I am a beginner Linear Algebra student and I have the following question:
If a matrix is diagonalizable matrix can be decomposed into $A = S\Lambda S^{-1}$, where $S$ is a matrix of $A$'s eigenvectors, can I simply orthogonalize via Gram-Schmidt and then normalize those vectors to change $S$ into $Q$, and then use $A = Q\Lambda Q^T$?
Because if $A$ can be diagonalized with an orthogonal matrix, eigenvectors relative to different eigenvalues are orthogonal.
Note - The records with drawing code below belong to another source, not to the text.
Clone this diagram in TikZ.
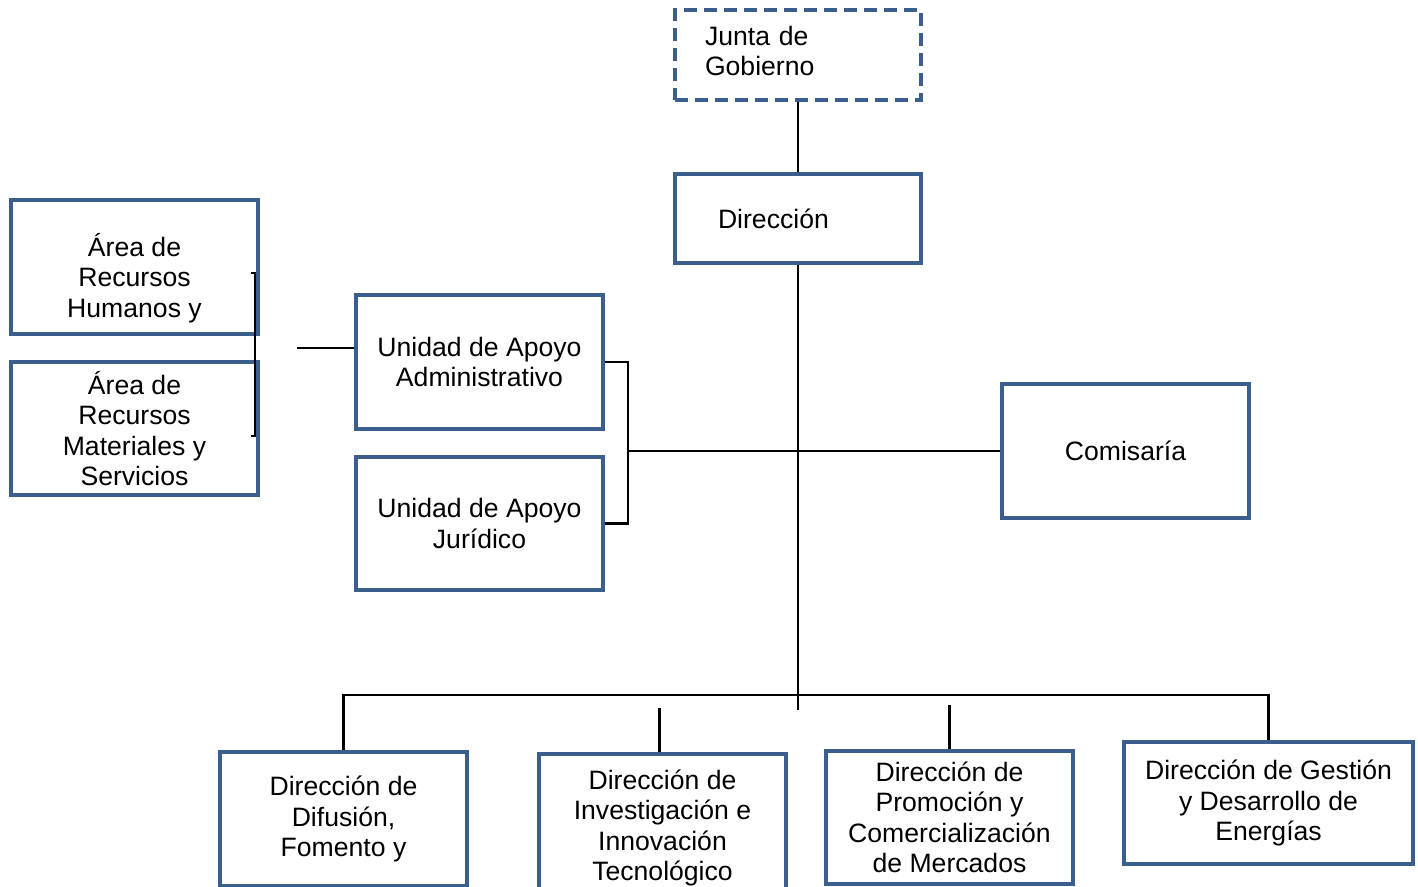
\documentclass[tikz,border=0pt]{standalone}
\usepackage{fontspec}
\setmainfont{Liberation Sans}
\usetikzlibrary{calc}
\definecolor{boxblue}{RGB}{59,94,140}

\begin{document}
\begin{tikzpicture}[x=1pt,y=-1pt]
\tikzset{unit/.style = {shape=rectangle,draw=boxblue,line width=3.4pt,minimum width=247pt,minimum height=134pt,inner sep=0pt,align=center,font=\fontsize{26.6}{30.5}\selectfont}}
\tikzset{link/.style = {line width=2.2pt,black}}
\clip (0,0) rectangle (1418,886);
%\fill[white] (0,0) rectangle (1418,886);
\node[unit,dash pattern=on 13pt off 7pt,line width=4pt,minimum width=246pt,minimum height=90pt,text width=186pt,align=left,text height=4pt,text depth=24pt] (junta) at (798,55) {Junta de\\Gobierno};
\node[unit,minimum width=246pt,minimum height=89pt,text width=160pt,align=left] (dir) at (798,218.5) {Dirección};
\node[unit] (com) at (1125.5,451) {Comisaría};
\node[unit] (uadm) at (479.5,362) {Unidad de Apoyo\\Administrativo};
\node[unit,minimum height=133pt] (ujur) at (479.5,523.5) {Unidad de Apoyo\\Jurídico};
\node[unit,text height=106pt,text depth=6pt] (rh) at (134.5,267) {Área de\\Recursos\\Humanos y};
\node[unit,minimum height=133pt] (rm) at (134.5,428.5) {Área de\\Recursos\\Materiales y\\Servicios};
\node[unit] (d1) at (343.5,819) {Dirección de\\Difusión,\\Fomento y};
\node[unit,minimum height=148pt] (d2) at (662.5,828) {Dirección de\\Investigación e\\Innovación\\Tecnológico};
\node[unit,minimum height=133pt] (d3) at (949.5,817.5) {Dirección de\\Promoción y\\Comercialización\\de Mercados};
\node[unit,minimum width=289pt,minimum height=122pt] (d4) at (1268.5,803) {Dirección de Gestión\\y Desarrollo de\\Energías};
\coordinate (hub) at (798,710);
\coordinate (bus) at (798,695);
\coordinate (brk) at (628,451);
\coordinate (lft) at (297,348);
\draw[link] (junta) -- (dir);
\draw[link] (dir) -- (hub);
\draw[link] (d1.north) |- (bus) -| (d4.north);
\draw[link] ([xshift=-3pt]d2.north) -- ++(0,-44);
\draw[link] (d3.north) -- ++(0,-44);
\draw[link] (uadm.east) -| (brk) |- (ujur.east);
\draw[link] (brk) -- (com);
\draw[link] (lft) -- (lft -| uadm.west);
\draw[link] (251,273) -- (255,273) -- (255,436) -- (251,436);
\end{tikzpicture}
\end{document}
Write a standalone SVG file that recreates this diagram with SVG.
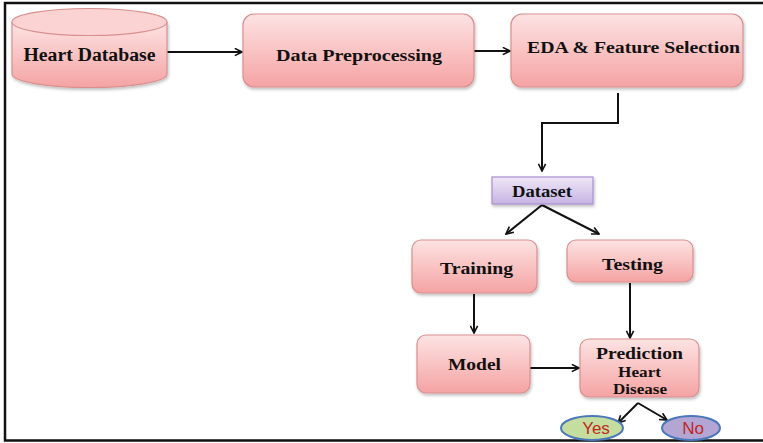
<svg xmlns="http://www.w3.org/2000/svg" width="763" height="443" viewBox="0 0 763 443">
  <defs>
    <linearGradient id="pink" x1="0" y1="0" x2="0" y2="1">
      <stop offset="0" stop-color="#fde3e3"/>
      <stop offset="1" stop-color="#f5a3a3"/>
    </linearGradient>
    <linearGradient id="lilac" x1="0" y1="0" x2="0" y2="1">
      <stop offset="0" stop-color="#efe8f7"/>
      <stop offset="1" stop-color="#c7b3e3"/>
    </linearGradient>
    <filter id="shadow" x="-10%" y="-10%" width="125%" height="130%">
      <feDropShadow dx="1" dy="2" stdDeviation="1.5" flood-color="#000" flood-opacity="0.25"/>
    </filter>
    <marker id="arrow" viewBox="0 0 10 10" refX="9" refY="5" markerWidth="9" markerHeight="9" markerUnits="userSpaceOnUse" orient="auto">
      <path d="M1,1 L9,5 L1,9" fill="none" stroke="#111" stroke-width="1.8"/>
    </marker>
  </defs>
  <style>
    .box { fill: url(#pink); stroke: #d98f8f; stroke-width: 1.2; filter: url(#shadow); }
    .lbl { font-family: "Liberation Serif", "Times New Roman", serif; font-weight: bold; fill: #111; text-anchor: middle; }
    .conn { fill: none; stroke: #111; stroke-width: 2; marker-end: url(#arrow); }
    .oval-txt { font-family: "Liberation Sans", Arial, sans-serif; fill: #c0281e; text-anchor: middle; font-size: 17px; }
  </style>

  <!-- frame (runs off the right edge) -->
  <rect x="5" y="3" width="770" height="437.5" fill="#fff" stroke="#111" stroke-width="2.5"/>

  <g id="connectors">
    <line class="conn" x1="167" y1="52" x2="242" y2="52"/>
    <line class="conn" x1="474" y1="51" x2="510" y2="51"/>
    <polyline class="conn" points="618,93 618,123 542,123 542,171"/>
    <line class="conn" x1="542" y1="205" x2="506" y2="234"/>
    <line class="conn" x1="542" y1="205" x2="599" y2="234"/>
    <line class="conn" x1="474" y1="294" x2="474" y2="333"/>
    <line class="conn" x1="630" y1="283" x2="630" y2="338"/>
    <line class="conn" x1="530" y1="368" x2="579" y2="368"/>
    <polyline class="conn" points="638,403 618,423" />
    <polyline class="conn" points="638,403 667,420" />
  </g>

  <g id="heart-database">
    <path d="M12,22 L12,74 A77.5,13.5 0 0 0 167,74 L167,22" fill="url(#pink)" stroke="#d98f8f" stroke-width="1.2" filter="url(#shadow)"/>
    <ellipse cx="89.5" cy="22" rx="77.5" ry="13.5" fill="#fbd3d3" stroke="#d98f8f" stroke-width="1.2"/>
    <text class="lbl" x="89.5" y="61" font-size="18" textLength="132" lengthAdjust="spacingAndGlyphs">Heart Database</text>
  </g>

  <g id="data-preprocessing">
    <rect class="box" x="243" y="14" width="231" height="73" rx="11"/>
    <text class="lbl" x="359" y="61" font-size="17" textLength="166" lengthAdjust="spacingAndGlyphs">Data Preprocessing</text>
  </g>

  <g id="eda-feature-selection">
    <rect class="box" x="511" y="14" width="232" height="73" rx="11"/>
    <text class="lbl" x="633.5" y="53" font-size="17" textLength="213" lengthAdjust="spacingAndGlyphs">EDA &amp; Feature Selection</text>
  </g>

  <g id="dataset">
    <rect x="492" y="177" width="101" height="27" fill="url(#lilac)" stroke="#a98fd2" stroke-width="1.2" filter="url(#shadow)"/>
    <text class="lbl" x="542" y="197" font-size="16" textLength="60" lengthAdjust="spacingAndGlyphs">Dataset</text>
  </g>

  <g id="training">
    <rect class="box" x="412" y="240" width="125" height="53" rx="9"/>
    <text class="lbl" x="476.5" y="274" font-size="17" textLength="73" lengthAdjust="spacingAndGlyphs">Training</text>
  </g>

  <g id="testing">
    <rect class="box" x="567" y="240" width="126" height="42" rx="9"/>
    <text class="lbl" x="632.5" y="270" font-size="17" textLength="61" lengthAdjust="spacingAndGlyphs">Testing</text>
  </g>

  <g id="model">
    <rect class="box" x="417" y="335" width="113" height="58" rx="9"/>
    <text class="lbl" x="474.5" y="370" font-size="17" textLength="53" lengthAdjust="spacingAndGlyphs">Model</text>
  </g>

  <g id="prediction">
    <rect class="box" x="580" y="339" width="119" height="58" rx="9"/>
    <text class="lbl" x="639.5" y="359" font-size="17" textLength="87" lengthAdjust="spacingAndGlyphs">Prediction</text>
    <text class="lbl" x="639.5" y="377" font-size="14" textLength="43" lengthAdjust="spacingAndGlyphs">Heart</text>
    <text class="lbl" x="640" y="394" font-size="14" textLength="54" lengthAdjust="spacingAndGlyphs">Disease</text>
  </g>

  <g id="yes">
    <ellipse cx="592" cy="428" rx="31" ry="12" fill="#c5dea0" stroke="#4a78b8" stroke-width="2"/>
    <text class="oval-txt" x="596" y="434">Yes</text>
  </g>

  <g id="no">
    <ellipse cx="691" cy="428" rx="29" ry="12" fill="#b3a6d4" stroke="#4a78b8" stroke-width="2"/>
    <text class="oval-txt" x="693" y="434">No</text>
  </g>
</svg>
This may not happen for a diagonalizable matrix.
Indeed, suppose $Av=\lambda v$ and $Aw=\mu w$, with $\lambda\ne\mu$. Then $$ \lambda\langle v,w\rangle= \langle \lambda v,w\rangle= \langle Av,w\rangle= \langle Q\Lambda Q^Tv,w\rangle= \langle v,Q\Lambda^TQ^Tw\rangle= \langle v,Aw\rangle= \mu\langle v,w\rangle $$ and so $(\lambda-\mu)\langle v,w\rangle=0$, hence $\langle v,w\rangle=0$ (since $\Lambda$ is diagonal, $\Lambda=\Lambda^T$).
If you apply Gram-Schmidt to the columns of $S$ there's no reason for the matrix $Q$ you get to have eigenvectors of $A$ as columns.
By the way, this shows that if a real matrix $A$ is diagonalizable with an orthogonal matrix, then it is symmetric.